* ROWS:
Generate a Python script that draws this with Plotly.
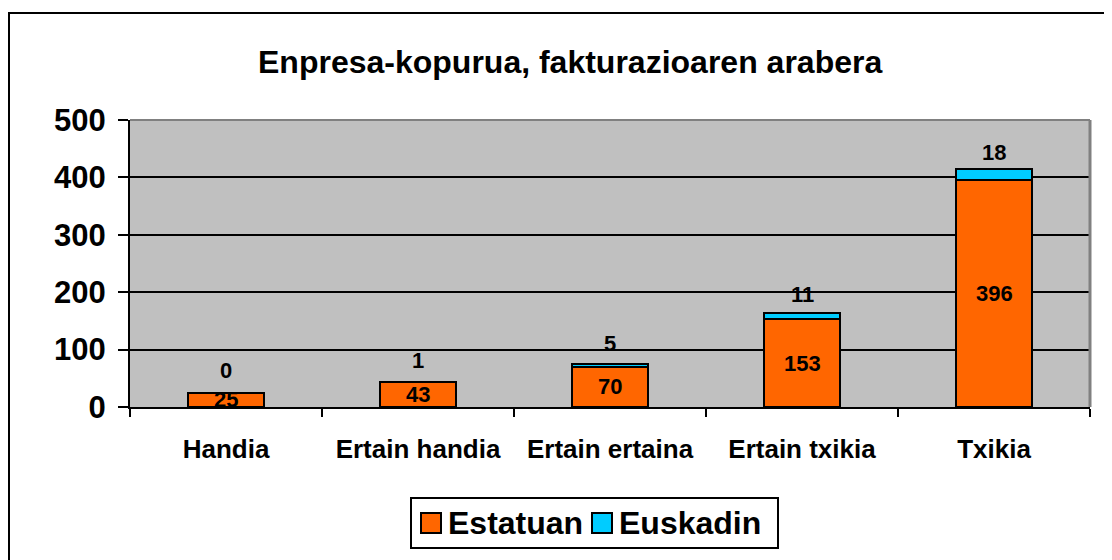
import plotly.graph_objects as go

categories = ["Handia", "Ertain handia", "Ertain ertaina", "Ertain txikia", "Txikia"]
estatuan = [25, 43, 70, 153, 396]
euskadin = [0, 1, 5, 11, 18]
series_names = ["Estatuan", "Euskadin"]
y_ticks = [0, 100, 200, 300, 400, 500]
title_text = "Enpresa-kopurua, fakturazioaren arabera"

ORANGE = "#FF6600"
CYAN = "#00CCFF"
FONT = "Liberation Sans, Arial, sans-serif"

fig = go.Figure()
fig.add_trace(go.Bar(x=categories, y=estatuan, name=series_names[0],
                     marker=dict(color=ORANGE, line=dict(color="black", width=2)),
                     width=0.4, showlegend=False))
fig.add_trace(go.Bar(x=categories, y=euskadin, name=series_names[1],
                     marker=dict(color=CYAN, line=dict(color="black", width=2)),
                     width=0.4, showlegend=False))

annotations = []
for c, e, k in zip(categories, estatuan, euskadin):
    annotations.append(dict(x=c, y=e / 2, xref="x", yref="y", text=f"<b>{e}</b>",
                            showarrow=False, font=dict(family=FONT, size=22, color="black")))
    annotations.append(dict(x=c, y=e + k / 2, xref="x", yref="y", text=f"<b>{k}</b>",
                            showarrow=False, yshift=22,
                            font=dict(family=FONT, size=22, color="black")))

# helper: page pixel -> paper coords (plot area spans 130..1090 x, 120..407 y on page)
def px_x(p):
    return (p - 130) / 960

def px_y(p):
    return (407 - p) / 287

# title
annotations.append(dict(x=px_x(570), y=px_y(62), xref="paper", yref="paper",
                        text=f"<b>{title_text}</b>",
                        showarrow=False, xanchor="center", yanchor="middle",
                        font=dict(family=FONT, size=32, color="black")))

shapes = []
# outer chart border
shapes.append(dict(type="rect", xref="paper", yref="paper", x0=px_x(9), x1=px_x(1125),
                   y0=px_y(13), y1=px_y(580), line=dict(color="black", width=2)))
# plot area grey top/right border
shapes.append(dict(type="line", xref="paper", yref="paper", x0=0, x1=1, y0=1, y1=1,
                   line=dict(color="#808080", width=2)))
shapes.append(dict(type="line", xref="paper", yref="paper", x0=1, x1=1, y0=0, y1=1,
                   line=dict(color="#808080", width=3)))
# legend box
shapes.append(dict(type="rect", xref="paper", yref="paper", x0=px_x(411), x1=px_x(778),
                   y0=px_y(498), y1=px_y(548), line=dict(color="black", width=2),
                   fillcolor="white"))
leg_items = [(series_names[0], ORANGE, 421), (series_names[1], CYAN, 592)]
for name, col, sx in leg_items:
    shapes.append(dict(type="rect", xref="paper", yref="paper", x0=px_x(sx), x1=px_x(sx + 20),
                       y0=px_y(513), y1=px_y(533), line=dict(color="black", width=2),
                       fillcolor=col))
    annotations.append(dict(x=px_x(sx + 25), y=px_y(523), xref="paper", yref="paper",
                            text=f"<b>{name}</b>", showarrow=False, xanchor="left",
                            yanchor="middle", font=dict(family=FONT, size=32, color="black")))

# page has an 8px body margin, so the figure is offset by 8px; compensate in margins
fig.update_layout(
    width=1112, height=560,
    margin=dict(l=122, r=30, t=112, b=161),
    barmode="stack",
    paper_bgcolor="white",
    plot_bgcolor="#C0C0C0",
    showlegend=False,
    annotations=annotations,
    shapes=shapes,
    font=dict(family=FONT, color="black"),
    xaxis=dict(showline=True, linecolor="black", linewidth=2, ticks="outside",
               tickson="boundaries", ticklen=8, tickwidth=2, tickcolor="black",
               tickfont=dict(family=FONT, size=26, color="black"),
               ticklabelstandoff=18,
               tickvals=categories, ticktext=[f"<b>{c}</b>" for c in categories],
               showgrid=False, fixedrange=True),
    yaxis=dict(range=[0, 500], tickvals=y_ticks, ticktext=[f"<b>{t}</b>" for t in y_ticks],
               showline=True, linecolor="black", linewidth=2, ticks="outside",
               ticklen=10, tickwidth=2, tickcolor="black",
               tickfont=dict(family=FONT, size=31, color="black"),
               ticklabelstandoff=6,
               showgrid=True, gridcolor="black", gridwidth=2, zeroline=False,
               fixedrange=True),
)

fig.write_html("out.html")
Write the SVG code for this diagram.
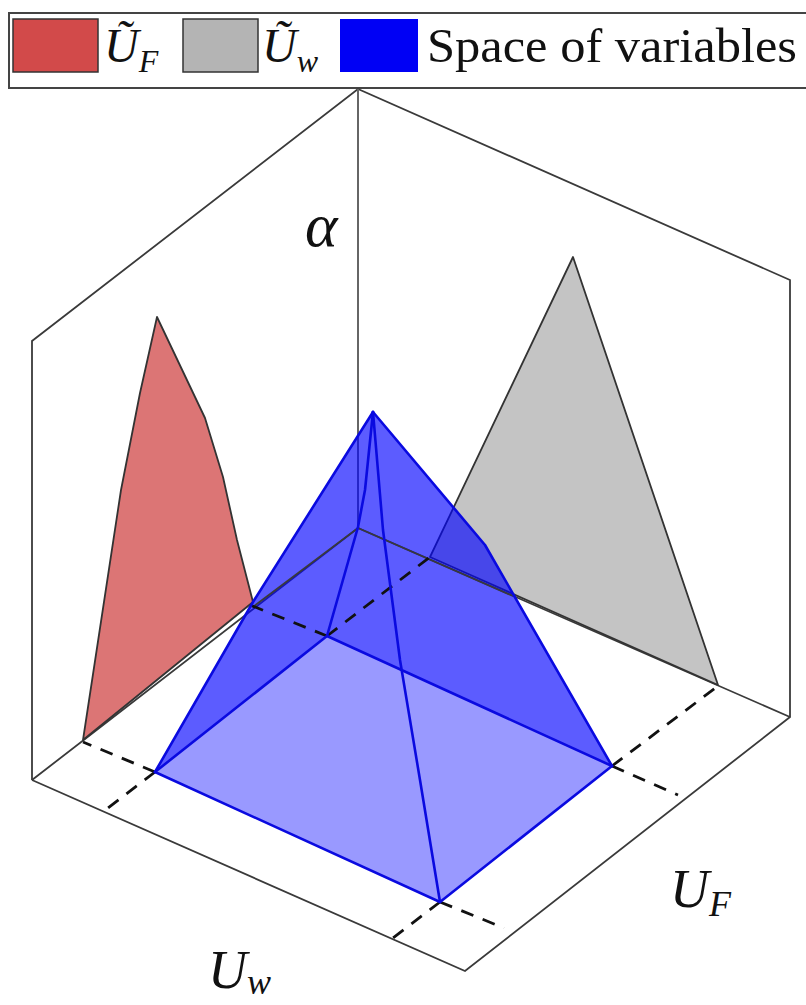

* WORK REQUIRED: Exclude the pictures. Write out the remaining data exactly.

* PROBLEM SOLUTION:
Generate a Python script that draws this with Plotly.
import plotly.graph_objects as go

categories = ["Handia", "Ertain handia", "Ertain ertaina", "Ertain txikia", "Txikia"]
estatuan = [25, 43, 70, 153, 396]
euskadin = [0, 1, 5, 11, 18]
series_names = ["Estatuan", "Euskadin"]
y_ticks = [0, 100, 200, 300, 400, 500]
title_text = "Enpresa-kopurua, fakturazioaren arabera"

ORANGE = "#FF6600"
CYAN = "#00CCFF"
FONT = "Liberation Sans, Arial, sans-serif"

fig = go.Figure()
fig.add_trace(go.Bar(x=categories, y=estatuan, name=series_names[0],
                     marker=dict(color=ORANGE, line=dict(color="black", width=2)),
                     width=0.4, showlegend=False))
fig.add_trace(go.Bar(x=categories, y=euskadin, name=series_names[1],
                     marker=dict(color=CYAN, line=dict(color="black", width=2)),
                     width=0.4, showlegend=False))

annotations = []
for c, e, k in zip(categories, estatuan, euskadin):
    annotations.append(dict(x=c, y=e / 2, xref="x", yref="y", text=f"<b>{e}</b>",
                            showarrow=False, font=dict(family=FONT, size=22, color="black")))
    annotations.append(dict(x=c, y=e + k / 2, xref="x", yref="y", text=f"<b>{k}</b>",
                            showarrow=False, yshift=22,
                            font=dict(family=FONT, size=22, color="black")))

# helper: page pixel -> paper coords (plot area spans 130..1090 x, 120..407 y on page)
def px_x(p):
    return (p - 130) / 960

def px_y(p):
    return (407 - p) / 287

# title
annotations.append(dict(x=px_x(570), y=px_y(62), xref="paper", yref="paper",
                        text=f"<b>{title_text}</b>",
                        showarrow=False, xanchor="center", yanchor="middle",
                        font=dict(family=FONT, size=32, color="black")))

shapes = []
# outer chart border
shapes.append(dict(type="rect", xref="paper", yref="paper", x0=px_x(9), x1=px_x(1125),
                   y0=px_y(13), y1=px_y(580), line=dict(color="black", width=2)))
# plot area grey top/right border
shapes.append(dict(type="line", xref="paper", yref="paper", x0=0, x1=1, y0=1, y1=1,
                   line=dict(color="#808080", width=2)))
shapes.append(dict(type="line", xref="paper", yref="paper", x0=1, x1=1, y0=0, y1=1,
                   line=dict(color="#808080", width=3)))
# legend box
shapes.append(dict(type="rect", xref="paper", yref="paper", x0=px_x(411), x1=px_x(778),
                   y0=px_y(498), y1=px_y(548), line=dict(color="black", width=2),
                   fillcolor="white"))
leg_items = [(series_names[0], ORANGE, 421), (series_names[1], CYAN, 592)]
for name, col, sx in leg_items:
    shapes.append(dict(type="rect", xref="paper", yref="paper", x0=px_x(sx), x1=px_x(sx + 20),
                       y0=px_y(513), y1=px_y(533), line=dict(color="black", width=2),
                       fillcolor=col))
    annotations.append(dict(x=px_x(sx + 25), y=px_y(523), xref="paper", yref="paper",
                            text=f"<b>{name}</b>", showarrow=False, xanchor="left",
                            yanchor="middle", font=dict(family=FONT, size=32, color="black")))

# page has an 8px body margin, so the figure is offset by 8px; compensate in margins
fig.update_layout(
    width=1112, height=560,
    margin=dict(l=122, r=30, t=112, b=161),
    barmode="stack",
    paper_bgcolor="white",
    plot_bgcolor="#C0C0C0",
    showlegend=False,
    annotations=annotations,
    shapes=shapes,
    font=dict(family=FONT, color="black"),
    xaxis=dict(showline=True, linecolor="black", linewidth=2, ticks="outside",
               tickson="boundaries", ticklen=8, tickwidth=2, tickcolor="black",
               tickfont=dict(family=FONT, size=26, color="black"),
               ticklabelstandoff=18,
               tickvals=categories, ticktext=[f"<b>{c}</b>" for c in categories],
               showgrid=False, fixedrange=True),
    yaxis=dict(range=[0, 500], tickvals=y_ticks, ticktext=[f"<b>{t}</b>" for t in y_ticks],
               showline=True, linecolor="black", linewidth=2, ticks="outside",
               ticklen=10, tickwidth=2, tickcolor="black",
               tickfont=dict(family=FONT, size=31, color="black"),
               ticklabelstandoff=6,
               showgrid=True, gridcolor="black", gridwidth=2, zeroline=False,
               fixedrange=True),
)

fig.write_html("out.html")
Write the SVG code for this diagram.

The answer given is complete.